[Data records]
+++

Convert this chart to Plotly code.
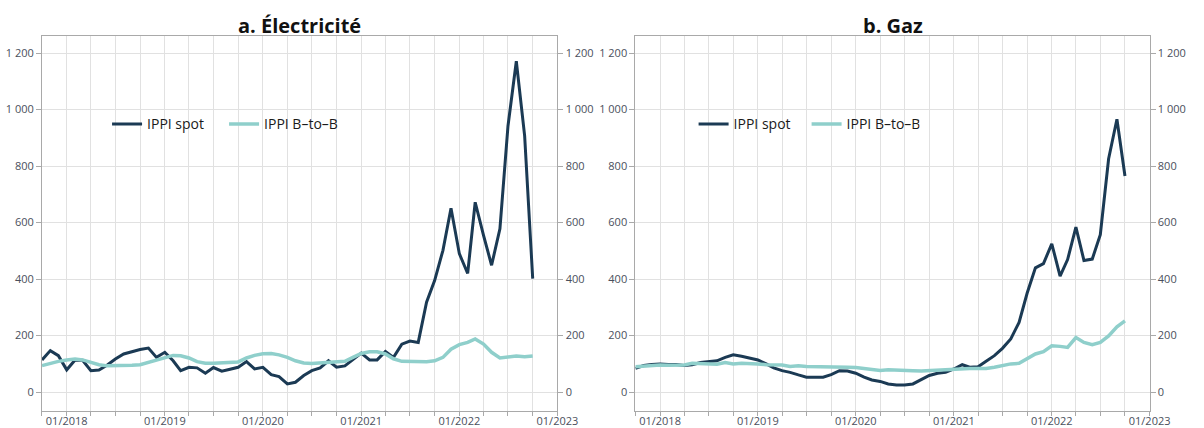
import pandas as pd
import plotly.graph_objects as go

# ---- data (monthly, Oct 2017 -> Oct 2022) ----
months = pd.date_range("2017-10-01", "2022-10-01", freq="MS")

elec_spot = [114, 147, 129, 79, 114, 113, 76, 78, 96, 117,
             135, 144, 151, 156, 123, 141, 111, 76, 88, 86,
             67, 87, 74, 81, 88, 108, 82, 88, 62, 55,
             29, 35, 59, 76, 86, 111, 88, 93, 114, 138,
             114, 114, 144, 123, 170, 181, 176, 318, 395, 502,
             651, 490, 420, 672, 555, 449, 578, 942, 1171, 907,
             402]
elec_btob = [94, 102, 109, 114, 117, 114, 105, 97, 93, 93,
             95, 95, 97, 105, 114, 123, 130, 129, 121, 108,
             102, 102, 103, 103, 107, 121, 130, 136, 137, 132,
             123, 111, 103, 101, 103, 104, 104, 109, 123, 137,
             143, 143, 135, 118, 109, 108, 108, 108, 111, 123,
             152, 168, 176, 188, 170, 141, 121, 125, 128, 125,
             128]
gaz_spot = [84, 94, 98, 100, 98, 98, 94, 97, 105, 108,
            111, 123, 132, 127, 120, 114, 100, 86, 76, 70,
            61, 53, 53, 53, 62, 76, 75, 67, 53, 43,
            38, 29, 25, 25, 29, 43, 59, 67, 70, 82,
            97, 88, 90, 109, 129, 155, 188, 247, 350, 440,
            455, 525, 411, 469, 584, 466, 471, 557, 826, 966,
            765]
gaz_btob = [90, 93, 95, 96, 95, 94, 96, 102, 102, 102,
            99, 105, 100, 102, 102, 100, 97, 97, 96, 91,
            93, 91, 91, 89, 88, 89, 88, 87, 83, 79,
            77, 79, 77, 76, 76, 75, 77, 79, 81, 83,
            84, 84, 84, 84, 88, 94, 100, 102, 117, 135,
            143, 164, 162, 158, 193, 176, 168, 176, 199, 231,
            252]

series_names = ["IPPI spot", "IPPI B\u2013to\u2013B"]
panel_titles = ["a. \u00c9lectricit\u00e9", "b. Gaz"]
y_ticks = [0, 200, 400, 600, 800, 1000, 1200]
y_ticktext = ["0", "200", "400", "600", "800", "1 000", "1 200"]

# ---- styles ----
DARK = "#1b3a54"
TEAL = "#8fcfcb"
GRID = "#e1e1e1"
AXIS = "#a9a9a9"
TICKFONT = dict(family="Open Sans", size=11, color="#4a4f5c")
FONT = "Open Sans"

fig = go.Figure()

# spot series on the left axis, B-to-B on the (identically scaled) right axis
fig.add_trace(go.Scatter(x=months, y=elec_spot, name=series_names[0], mode="lines",
                         line=dict(color=DARK, width=3), xaxis="x", yaxis="y", legend="legend"))
fig.add_trace(go.Scatter(x=months, y=elec_btob, name=series_names[1], mode="lines",
                         line=dict(color=TEAL, width=3.5), xaxis="x", yaxis="y2", legend="legend"))
fig.add_trace(go.Scatter(x=months, y=gaz_spot, name=series_names[0], mode="lines",
                         line=dict(color=DARK, width=3), xaxis="x2", yaxis="y3", legend="legend2"))
fig.add_trace(go.Scatter(x=months, y=gaz_btob, name=series_names[1], mode="lines",
                         line=dict(color=TEAL, width=3.5), xaxis="x2", yaxis="y4", legend="legend2"))

yrange = [-66, 1261]
xrange = ["2017-10-01", "2023-01-01"]
ydom = [0.0357, 0.9159]
xdom_a = [0.0355, 0.4712]
xdom_b = [0.5371, 0.9718]


def xaxis_def(dom, anchor):
    return dict(domain=dom, anchor=anchor, type="date", range=xrange,
                tick0="2018-01-01", dtick="M12", tickformat="%m/%Y",
                showgrid=True, gridcolor=GRID, gridwidth=1,
                ticks="outside", ticklen=4, tickcolor=AXIS,
                ticklabelstandoff=-4,
                minor=dict(dtick="M3", tick0="2018-01-01", showgrid=True, gridcolor=GRID,
                           ticks="outside", ticklen=4, tickcolor=AXIS),
                showline=True, linecolor=AXIS, linewidth=1, mirror=True,
                tickfont=TICKFONT, fixedrange=True)


def yaxis_def(anchor, side="left", overlay=None):
    d = dict(anchor=anchor, range=yrange, tickvals=y_ticks, ticktext=y_ticktext,
             showgrid=(overlay is None), gridcolor=GRID, gridwidth=1, zeroline=False,
             ticks="outside", ticklen=5, tickcolor=AXIS,
             showline=True, linecolor=AXIS, linewidth=1,
             tickfont=TICKFONT, side=side, fixedrange=True)
    if overlay is None:
        d["domain"] = ydom
    else:
        d["overlaying"] = overlay
    return d


legend_common = dict(orientation="h", yanchor="middle", y=0.708, xanchor="left",
                     bgcolor="rgba(0,0,0,0)", borderwidth=0, itemwidth=30,
                     font=dict(family=FONT, size=14, color="#1a1a1a"),
                     entrywidthmode="pixels")

fig.update_layout(
    width=1204, height=428,
    margin=dict(l=0, r=0, t=0, b=0),
    paper_bgcolor="white", plot_bgcolor="white",
    font=dict(family=FONT),
    xaxis=xaxis_def(xdom_a, "y"),
    xaxis2=xaxis_def(xdom_b, "y3"),
    yaxis=yaxis_def("x"),
    yaxis2=yaxis_def("x", side="right", overlay="y"),
    yaxis3=yaxis_def("x2"),
    yaxis4=yaxis_def("x2", side="right", overlay="y3"),
    legend=dict(legend_common, x=0.0905, entrywidth=72),
    legend2=dict(legend_common, x=0.5863, entrywidth=68),
    showlegend=True,
    annotations=[
        dict(text="<b>" + panel_titles[0] + "</b>", x=sum(xdom_a) / 2, y=0.94,
             xref="paper", yref="paper", showarrow=False, xanchor="center", yanchor="middle",
             font=dict(family=FONT, size=20, color="#111111")),
        dict(text="<b>" + panel_titles[1] + "</b>", x=sum(xdom_b) / 2, y=0.94,
             xref="paper", yref="paper", showarrow=False, xanchor="center", yanchor="middle",
             font=dict(family=FONT, size=20, color="#111111")),
    ],
)

fig.write_html("out.html", config={"displayModeBar": False},
               post_script="document.body.style.margin='0';document.body.style.overflow='hidden';")
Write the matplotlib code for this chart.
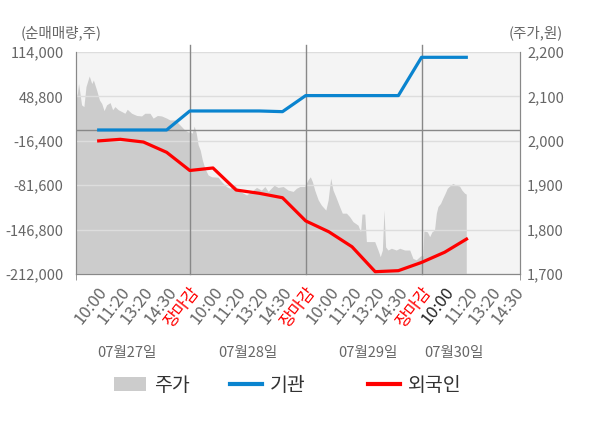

+++

Write out the material above once more, exactly as it reads, with no pictures.

Convert this chart to Plotly code.
import pandas as pd
import plotly.graph_objects as go

# ---- data (monthly, Oct 2017 -> Oct 2022) ----
months = pd.date_range("2017-10-01", "2022-10-01", freq="MS")

elec_spot = [114, 147, 129, 79, 114, 113, 76, 78, 96, 117,
             135, 144, 151, 156, 123, 141, 111, 76, 88, 86,
             67, 87, 74, 81, 88, 108, 82, 88, 62, 55,
             29, 35, 59, 76, 86, 111, 88, 93, 114, 138,
             114, 114, 144, 123, 170, 181, 176, 318, 395, 502,
             651, 490, 420, 672, 555, 449, 578, 942, 1171, 907,
             402]
elec_btob = [94, 102, 109, 114, 117, 114, 105, 97, 93, 93,
             95, 95, 97, 105, 114, 123, 130, 129, 121, 108,
             102, 102, 103, 103, 107, 121, 130, 136, 137, 132,
             123, 111, 103, 101, 103, 104, 104, 109, 123, 137,
             143, 143, 135, 118, 109, 108, 108, 108, 111, 123,
             152, 168, 176, 188, 170, 141, 121, 125, 128, 125,
             128]
gaz_spot = [84, 94, 98, 100, 98, 98, 94, 97, 105, 108,
            111, 123, 132, 127, 120, 114, 100, 86, 76, 70,
            61, 53, 53, 53, 62, 76, 75, 67, 53, 43,
            38, 29, 25, 25, 29, 43, 59, 67, 70, 82,
            97, 88, 90, 109, 129, 155, 188, 247, 350, 440,
            455, 525, 411, 469, 584, 466, 471, 557, 826, 966,
            765]
gaz_btob = [90, 93, 95, 96, 95, 94, 96, 102, 102, 102,
            99, 105, 100, 102, 102, 100, 97, 97, 96, 91,
            93, 91, 91, 89, 88, 89, 88, 87, 83, 79,
            77, 79, 77, 76, 76, 75, 77, 79, 81, 83,
            84, 84, 84, 84, 88, 94, 100, 102, 117, 135,
            143, 164, 162, 158, 193, 176, 168, 176, 199, 231,
            252]

series_names = ["IPPI spot", "IPPI B\u2013to\u2013B"]
panel_titles = ["a. \u00c9lectricit\u00e9", "b. Gaz"]
y_ticks = [0, 200, 400, 600, 800, 1000, 1200]
y_ticktext = ["0", "200", "400", "600", "800", "1 000", "1 200"]

# ---- styles ----
DARK = "#1b3a54"
TEAL = "#8fcfcb"
GRID = "#e1e1e1"
AXIS = "#a9a9a9"
TICKFONT = dict(family="Open Sans", size=11, color="#4a4f5c")
FONT = "Open Sans"

fig = go.Figure()

# spot series on the left axis, B-to-B on the (identically scaled) right axis
fig.add_trace(go.Scatter(x=months, y=elec_spot, name=series_names[0], mode="lines",
                         line=dict(color=DARK, width=3), xaxis="x", yaxis="y", legend="legend"))
fig.add_trace(go.Scatter(x=months, y=elec_btob, name=series_names[1], mode="lines",
                         line=dict(color=TEAL, width=3.5), xaxis="x", yaxis="y2", legend="legend"))
fig.add_trace(go.Scatter(x=months, y=gaz_spot, name=series_names[0], mode="lines",
                         line=dict(color=DARK, width=3), xaxis="x2", yaxis="y3", legend="legend2"))
fig.add_trace(go.Scatter(x=months, y=gaz_btob, name=series_names[1], mode="lines",
                         line=dict(color=TEAL, width=3.5), xaxis="x2", yaxis="y4", legend="legend2"))

yrange = [-66, 1261]
xrange = ["2017-10-01", "2023-01-01"]
ydom = [0.0357, 0.9159]
xdom_a = [0.0355, 0.4712]
xdom_b = [0.5371, 0.9718]


def xaxis_def(dom, anchor):
    return dict(domain=dom, anchor=anchor, type="date", range=xrange,
                tick0="2018-01-01", dtick="M12", tickformat="%m/%Y",
                showgrid=True, gridcolor=GRID, gridwidth=1,
                ticks="outside", ticklen=4, tickcolor=AXIS,
                ticklabelstandoff=-4,
                minor=dict(dtick="M3", tick0="2018-01-01", showgrid=True, gridcolor=GRID,
                           ticks="outside", ticklen=4, tickcolor=AXIS),
                showline=True, linecolor=AXIS, linewidth=1, mirror=True,
                tickfont=TICKFONT, fixedrange=True)


def yaxis_def(anchor, side="left", overlay=None):
    d = dict(anchor=anchor, range=yrange, tickvals=y_ticks, ticktext=y_ticktext,
             showgrid=(overlay is None), gridcolor=GRID, gridwidth=1, zeroline=False,
             ticks="outside", ticklen=5, tickcolor=AXIS,
             showline=True, linecolor=AXIS, linewidth=1,
             tickfont=TICKFONT, side=side, fixedrange=True)
    if overlay is None:
        d["domain"] = ydom
    else:
        d["overlaying"] = overlay
    return d


legend_common = dict(orientation="h", yanchor="middle", y=0.708, xanchor="left",
                     bgcolor="rgba(0,0,0,0)", borderwidth=0, itemwidth=30,
                     font=dict(family=FONT, size=14, color="#1a1a1a"),
                     entrywidthmode="pixels")

fig.update_layout(
    width=1204, height=428,
    margin=dict(l=0, r=0, t=0, b=0),
    paper_bgcolor="white", plot_bgcolor="white",
    font=dict(family=FONT),
    xaxis=xaxis_def(xdom_a, "y"),
    xaxis2=xaxis_def(xdom_b, "y3"),
    yaxis=yaxis_def("x"),
    yaxis2=yaxis_def("x", side="right", overlay="y"),
    yaxis3=yaxis_def("x2"),
    yaxis4=yaxis_def("x2", side="right", overlay="y3"),
    legend=dict(legend_common, x=0.0905, entrywidth=72),
    legend2=dict(legend_common, x=0.5863, entrywidth=68),
    showlegend=True,
    annotations=[
        dict(text="<b>" + panel_titles[0] + "</b>", x=sum(xdom_a) / 2, y=0.94,
             xref="paper", yref="paper", showarrow=False, xanchor="center", yanchor="middle",
             font=dict(family=FONT, size=20, color="#111111")),
        dict(text="<b>" + panel_titles[1] + "</b>", x=sum(xdom_b) / 2, y=0.94,
             xref="paper", yref="paper", showarrow=False, xanchor="center", yanchor="middle",
             font=dict(family=FONT, size=20, color="#111111")),
    ],
)

fig.write_html("out.html", config={"displayModeBar": False},
               post_script="document.body.style.margin='0';document.body.style.overflow='hidden';")
Write the matplotlib code for this chart.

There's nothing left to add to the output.